The Case for ... Boxing's Big Summer
THE IDEA THAT boxing is dying has always been a tired notion. Yes, it's fair to point out that the sport has a confusing alphabet soup of title belts, or that greedy promoters have too often refused to pit the best against the best, or that mainstream media has mostly lost interest. Those are boxing's problems. What they're not is boxing's cause of death.
The notion of boxing's demise always begins with a faulty premise: that America is the only meaningful barometer of the sport's strength. Instead, boxing's popularity has shifted, with fanaticism growing in recent decades in England, Europe and even China.
Most sports fans may not have noticed, but since the anticlimactic Floyd Mayweather--Manny Pacquiao fight in May 2015—after six years of negotiations the bout failed to match the massive hype of its buildup and did little to spark interest in the sport—boxing has shifted in the right direction. There have been better fights, more captivating story lines, the emergence of new stars and a slate of bouts this spring and summer that is as intriguing as anything in years.
Take Anthony Joshua's epic heavyweight title fight with Wladimir Klitschko on April 29. Both fighters were knocked down, but Joshua rallied to stop Klitschko in the 11th round. On May 20, Mexican-born Ray Beltrán beat Jonathan Maicelo with a left hook to the jaw that is a candidate for knockout of the year. He also became the No. 1 lightweight contender, thus bolstering his case for "extraordinary athlete" status, which would allow American immigration authorities to let him stay in the U.S.
The next weekend Errol Spence Jr. (above), one of boxing's stars-in-waiting, fought Kell Brook in a welterweight bout in Sheffield, England.

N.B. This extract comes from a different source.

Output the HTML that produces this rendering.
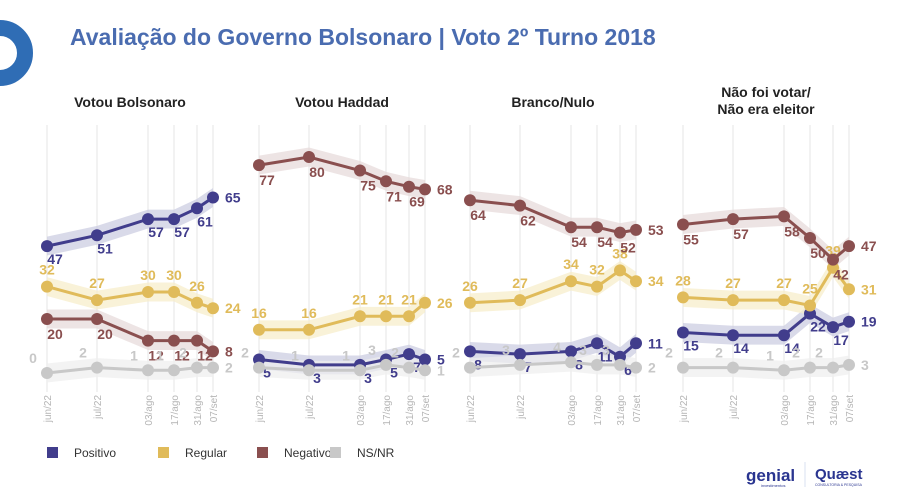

Spence is rangy and strong and moves with precision. Those gifts birthed the legends of his sparring sessions, when he wobbled and stopped former world champion Adrien Broner and reportedly blackened Mayweather's eye.
On May 27, Spence scored an 11th-round knockout to improve to 22--0 and win the IBF title. This had been a step-up fight for Spence, against an elite boxer, and it highlighted not just boxing's future but also its present. "Boxing is getting back to where it's supposed to be," Spence said three days before the bout. "The top guys are fighting each other. Everybody is trying to unify. It feels like the old days."
He's right, and there's more to come. Light heavyweights Andre Ward and Sergey Kovalev will reprise their close, excellent fight from last fall (Ward won by decision) on Saturday. Knockout artist Gennady (GGG) Golovkin, arguably the top pound-for-pound boxer in the world, will meet Canelo Alvarez in a middleweight bout on Sept. 16. Featherweight Vasyl Lomachenko—whom promoter Bob Arum describes as his best technical fighter since Muhammad Ali—is expected to fight Orlando Salido, the only man to have beaten him, this summer. Lomachenko is 29, as are perpetual welterweight champions Danny García and Shawn Porter. Keith Thurman, who beat both of them, is 28. Spence, Joshua and Broner are 27. Alvarez is 26. "It's a hotbed right now," Spence says.
The attention is starting to catch up to the quality of action. When Thurman defeated García on March 5 on CBS, a peak of 5.1 million viewers tuned in, the largest audience for a prime-time boxing match since 1998. Joshua vs. Klitschko drew 90,000 fans to Wembley Stadium and was broadcast in 150 countries. If this is a "dead" sport, then 2017 has been quite the posthumous performance.
As the sport enters its next era, perhaps we can finally dispense with all this boxing-is-dying nonsense. What sports fans should see now is what's next, and what's next brims with possibility.
"Boxing's getting back to where it's supposed to be," says Spence. "It feels like the old days."